According to Pexapark data, the number of corporates signing power purchase agreements (PPAs) in 2021 is up 37 per cent on 2020, year-to-date.
This shift is being driven both by energy-intensive industrial companies, such as manufacturers, for whom energy forms a large proportion of their costs, and consumer-facing corporates transitioning to renewable energy as part of their decarbonisation and environment, social and governance (ESG) goals.
As generators of renewable power are mitigating against merchant market risk by equipping themselves with the tools to negotiate 10 to 15 year PPAs, so too are corporations looking to go green with their energy consumption.
Traditionally, corporate buyers have procured energy over one to three-year terms, but in the new world of renewable energy trading, they are having to hedge procurement risk over much longer time periods.
With demand for renewable energy growing, consumer-facing corporates – such as retailers – are signing virtual PPAs for the first time to demonstrate that their operations are being powered by green energy.
Meanwhile, more sophisticated industrial energy buyers are increasingly turning to PPAs as they too face rising ESG pressure to decarbonise their value chain. This type of corporate organisation is capitalising on the added-value brought about by renewable energy which makes them more competitive and puts them in stronger negotiating positions for big industrial contracts.
To do this successfully, however, they need to fill the gaps in their existing energy trading expertise. PPAs are one way of doing this, enabling them to hedge against price volatility and reduce the cost of energy consumption.
Pexapark and its suite of quantitative and analytical tools, can help corporates understand the fair value of energy and how to price risks, in exactly the same way that sellers are having to in this new world of post-subsidy energy trading.
Pexapark’s pre-transaction advisory services to both experienced energy traders in industrial corporations, as well as those corporates seeking to ensure their operations are powered by renewable energy, by helping to compare different PPA structures and look at the overall value of PPAs across their total duration.

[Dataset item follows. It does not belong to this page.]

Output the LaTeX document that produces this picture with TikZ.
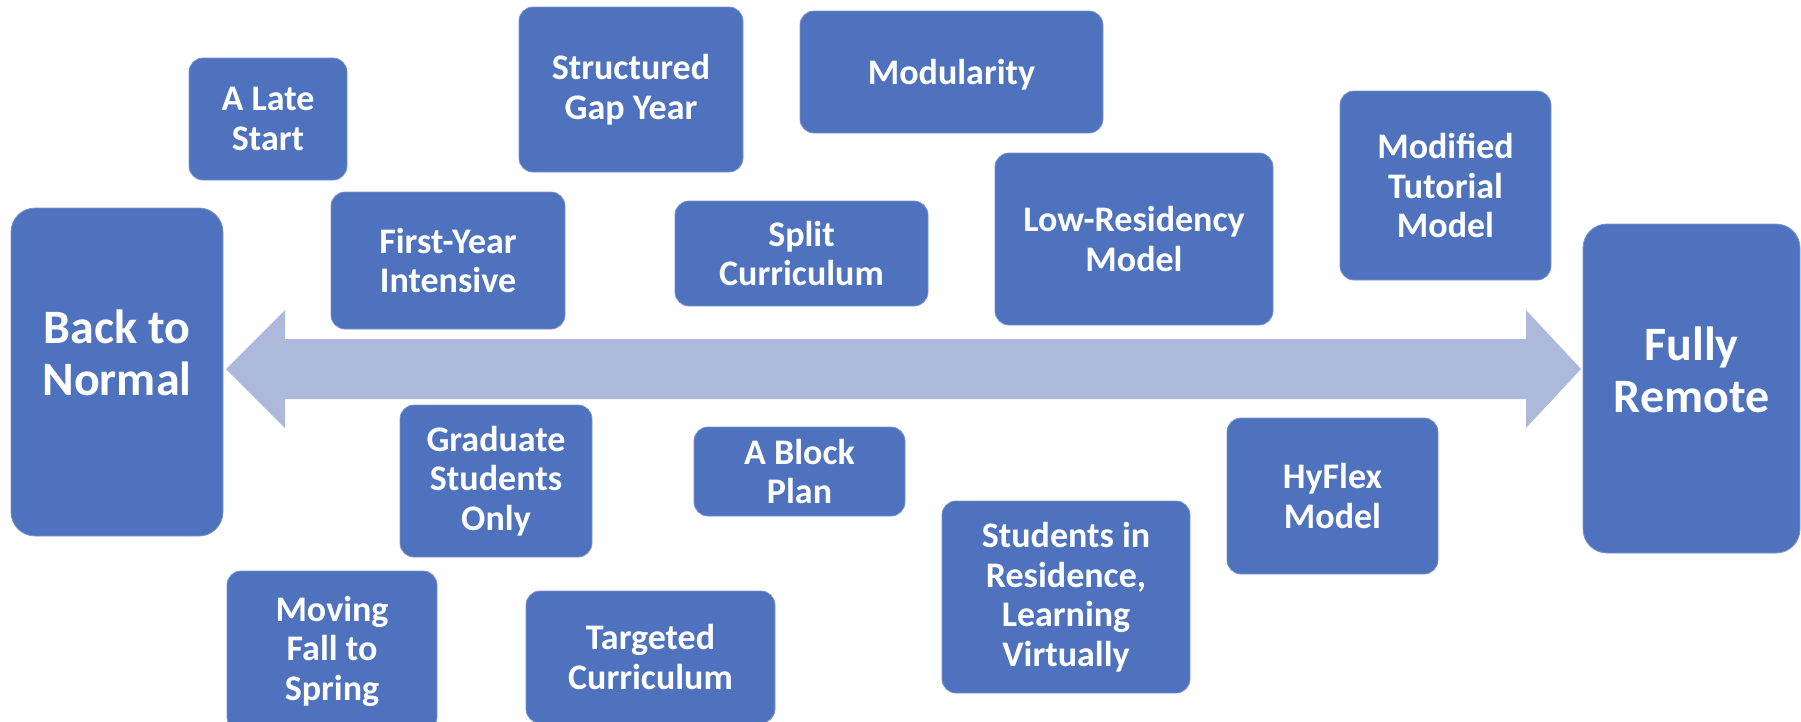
\documentclass[tikz,border=0pt]{standalone}
\usepackage{fontspec}
\setmainfont{Carlito}
\definecolor{boxblue}{RGB}{78,114,190}
\definecolor{axisblue}{RGB}{172,185,219}
\tikzset{
    opt/.style={draw=boxblue!75!white, line width=0.8pt, fill=boxblue, text=white,
        rounded corners=14pt, align=center, inner sep=2pt,
        font=\fontsize{36}{39.5}\selectfont\bfseries},
    pole/.style={opt, rounded corners=24pt, text depth=38pt,
        font=\fontsize{48}{52}\selectfont\bfseries}
}
\begin{document}
\begin{tikzpicture}[x=1pt, y=-1pt]
    \useasboundingbox (0,0) rectangle (1801,721);
    \clip (0,0) rectangle (1801,721);
    % the double arrow between the two ends
    \fill[axisblue] (226,369) -- (285,310) -- (285,339) -- (1526,339) -- (1526,310)
        -- (1581,369) -- (1526,428) -- (1526,399) -- (285,399) -- (285,428) -- cycle;
    % the two ends
    \node[pole, minimum width=212, minimum height=328] (normal) at (117,372) {Back to\\Normal};
    \node[pole, minimum width=217, minimum height=329] (remote) at (1691.5,388.5) {Fully\\Remote};
    % above the arrow
    \node[opt, minimum width=158, minimum height=122] (late) at (268,119) {A Late\\Start};
    \node[opt, minimum width=224, minimum height=165] (gap) at (631,89.5) {Structured\\Gap Year};
    \node[opt, minimum width=303, minimum height=122, text depth=0pt] (modul) at (951.5,72) {Modularity};
    \node[opt, minimum width=211, minimum height=189] (tutorial) at (1445.5,185.5) {Modified\\Tutorial\\Model};
    \node[opt, minimum width=234, minimum height=137] (first) at (448,260.5) {First-Year\\Intensive};
    \node[opt, minimum width=253, minimum height=105] (split) at (801.5,253.5) {Split\\Curriculum};
    \node[opt, minimum width=278, minimum height=172] (lowres) at (1134,239) {Low-Residency\\Model};
    % below the arrow
    \node[opt, minimum width=192, minimum height=152] (grad) at (496,481) {Graduate\\Students\\Only};
    \node[opt, minimum width=211, minimum height=89] (block) at (799.5,471.5) {A Block\\Plan};
    \node[opt, minimum width=248, minimum height=192] (resid) at (1066,597) {Students in\\Residence,\\Learning\\Virtually};
    \node[opt, minimum width=211, minimum height=156, text depth=0pt] (hyflex) at (1332.5,496) {HyFlex\\Model};
    \node[opt, minimum width=210, minimum height=160] (moving) at (332,651) {Moving\\Fall to\\Spring};
    \node[opt, minimum width=249, minimum height=132] (targeted) at (650.5,657) {Targeted\\Curriculum};
\end{tikzpicture}
\end{document}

Rommero Carrillo, Head of Corporate PPA Desk at Pexapark, said: “As the global energy transition continues at pace, it is clear that corporates don’t want to be left behind and are increasingly turning to renewable energy to power their operations”.

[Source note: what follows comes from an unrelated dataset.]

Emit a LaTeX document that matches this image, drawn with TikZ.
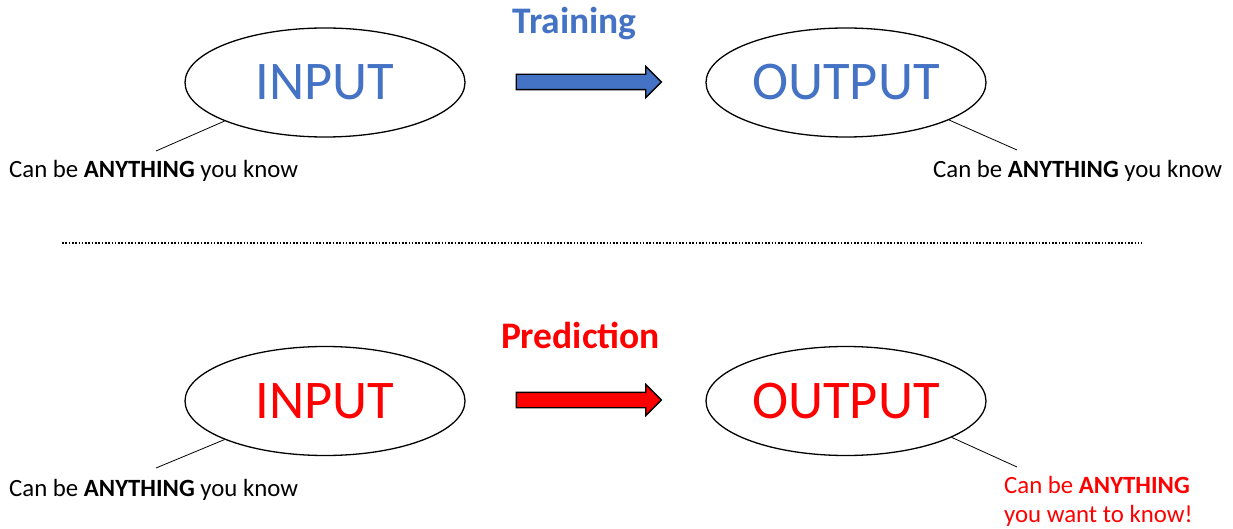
\documentclass[tikz,border=0pt]{standalone}
\usepackage{fontspec}
\setmainfont{Carlito}
\usetikzlibrary{shapes.geometric,shapes.arrows}
\definecolor{tblue}{HTML}{4472C4}
\definecolor{tred}{HTML}{FF0000}
\begin{document}
\begin{tikzpicture}[x=1pt,y=-1pt,
  bubble/.style={ellipse,draw=black,line width=1.3pt,fill=white,minimum width=280pt,minimum height=109pt,inner sep=0pt,font=\fontsize{54.5}{60}\selectfont},
  blockarrow/.style={single arrow,draw=black,line width=1.3pt,minimum height=145pt,inner xsep=0pt,inner ysep=7pt,text height=0pt,text depth=0pt,text width=0pt,single arrow head extend=8pt,single arrow tip angle=90,single arrow head indent=0pt,anchor=center},
  note/.style={font=\fontsize{24.8}{29.5}\selectfont,inner sep=0pt},
  heading/.style={font=\fontsize{37.5}{42}\selectfont\bfseries,inner sep=0pt},
  callout/.style={line width=0.8pt}]
\useasboundingbox[fill=white] (0,0) rectangle (1233,529);

% top row
\node[heading,text=tblue,anchor=base] (train) at (574.5,34) {Training};
\node[bubble,text=tblue] (inT) at (325,82.5) {INPUT};
\node[bubble,text=tblue] (outT) at (846,82.5) {OUTPUT};
\node[blockarrow,fill=tblue] (arrT) at (585,82) {};
\node[note,anchor=base west] (noteTL) at (9,178) {Can be \textbf{ANYTHING} you know};
\node[note,anchor=base west] (noteTR) at (933,178) {Can be \textbf{ANYTHING} you know};
\coordinate (cTL) at (156,151);
\coordinate (cTR) at (1017,150);
\draw[callout] (inT.201.7) -- (cTL);
\draw[callout] (outT.340.7) -- (cTR);

% divider
\coordinate (divL) at (62,243);
\coordinate (divR) at (1142,243);
\draw[line width=1.4pt,dash pattern=on 1.6pt off 1.7pt] (divL) -- (divR);

% bottom row
\node[heading,text=tred,anchor=base] (pred) at (580.5,348) {Prediction};
\node[bubble,text=tred] (inB) at (325,401) {INPUT};
\node[bubble,text=tred] (outB) at (846,401) {OUTPUT};
\node[blockarrow,fill=tred] (arrB) at (585,400) {};
\node[note,anchor=base west] (noteBL) at (9,496) {Can be \textbf{ANYTHING} you know};
\node[note,text=tred,align=left,anchor=north west] (noteBR) at (1004,476) {Can be \textbf{ANYTHING}\\you want to know!};
\coordinate (cBL) at (156,468);
\coordinate (cBR) at (1017,467);
\draw[callout] (inB.201.8) -- (cBL);
\draw[callout] (outB.341.3) -- (cBR);
\end{tikzpicture}
\end{document}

“But as the dynamics in the market have shifted with the phasing out of subsidies, so too is the way that renewable energy is sold, and in turn, this has implications on the way that energy is bought.
“Corporates need to ensure that they have the strategies in place to mitigate against energy risk, which is increasingly being spread out over longer contract timeframes – and that means increasing in sophistication. This is where Pexapark’s existing suite of tools can help, with pre-transaction advisory and software that will equip those responsible for energy procurement in corporations with the knowledge they need to get a fair price for their energy and to mitigate against risk.”
The Pexapark team will be a ReSource in Amsterdam 14 – 15 October. On day two of the event, at 1.30pm to 2.45pm, Rommero Carrillo will be part of a panel discussing how Europe will need to utilise renewable hydrogen to deeply decarbonise the sectors which can't easily do so through electrification, for cost or technical reasons.